No segundo tempo, nem o gol de Ademir atropelou a festa. Benítez fez mais um gol, o 22o do artilheiro do campeonato, e Flamengo foi “campeão da cabeça aos pés”: “O match acabou e tudo foi Flamengo, e a multidão ficou no estádio para assistir ao espetáculo da própria alegria, do delírio da vitória que era dela. Os jogadores se abraçavam, pulavam, rolavam no chão, deviam estar chorando, porque tinham sido Flamengo, a bandeira, a camisa, a legenda, e quem era Flamengo, chegam ao ponto em que só a lágrima expressa a alegria, a felicidade” ainda escreveu Mário Filho.

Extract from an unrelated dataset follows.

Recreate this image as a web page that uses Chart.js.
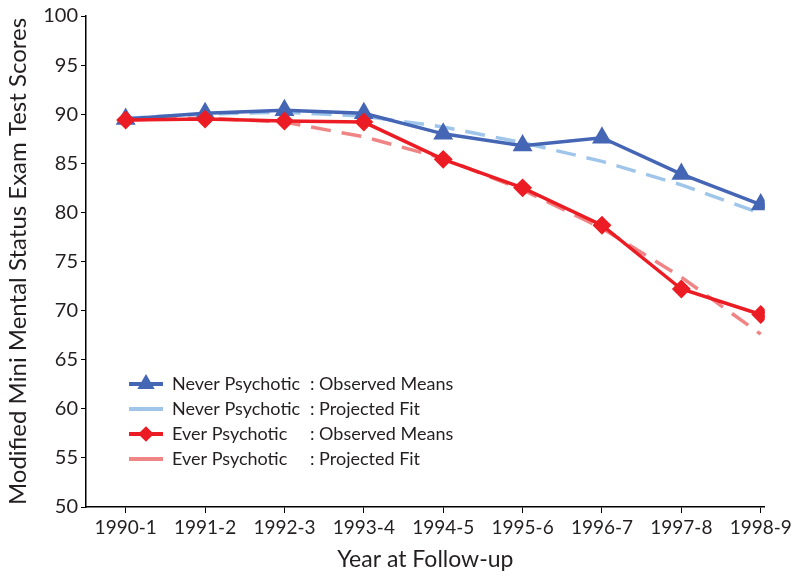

Pela primeira vez no Maracanã, Flamengo era o campeão da cidade.
Flamengo ainda fechou o campeonato com mais uma vitória para uma campanha perfeita de 5 vitórias em 5 jogos no turno final, Rubens fazendo o único gol da partida contra Botafogo. Falou o também ídolo Evaristo de Macedo: “Principalmente na campanha de 1953, ele estava jogando o fino, tudo que sabia. Era realmente um autêntico ídolo. A torcida o adorava. Tinha a cara do povão. Era um homem simples, sem grande cultura, mas possuía muita vivacidade e sempre fazia observações pertinentes. Ele era um jogador muito inteligente. Sua visão de jogo era impressionante e, numa fração de segundo, resolvia uma jogada e decidia a parada”.

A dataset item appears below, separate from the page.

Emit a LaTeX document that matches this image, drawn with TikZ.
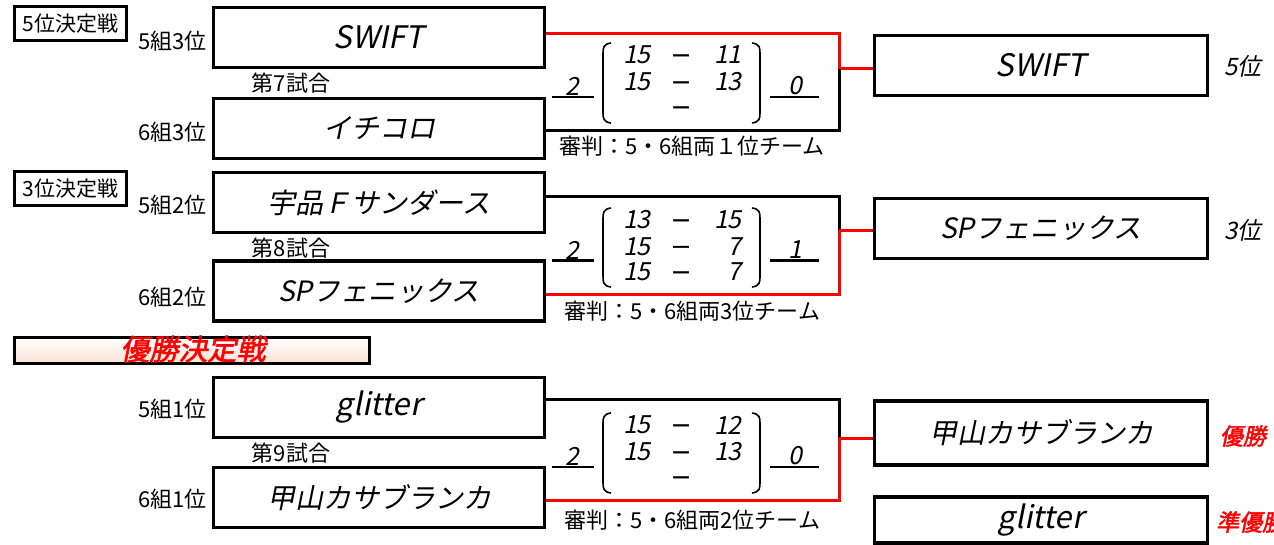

E mais, o título deixava na eternidade São Judas Tadeu, do nome da igreja do padre Góes, como o padroeiro do Flamengo. Os torcedores adversários reclamaram até ao Cardeal Dom Jaime Câmara, buscaram outros padres para ter a vitória do lado deles, mas era só Flamengo, que buscava o bicampeonato, o tri, na proteção de seu padroeiro, São Judas Tadeu. No Maracanã, depois do jogo contra Vasco, o feiticeiro Fleitas Solich, como um bom profeta, anunciou: “Isso foi apenas o começo”.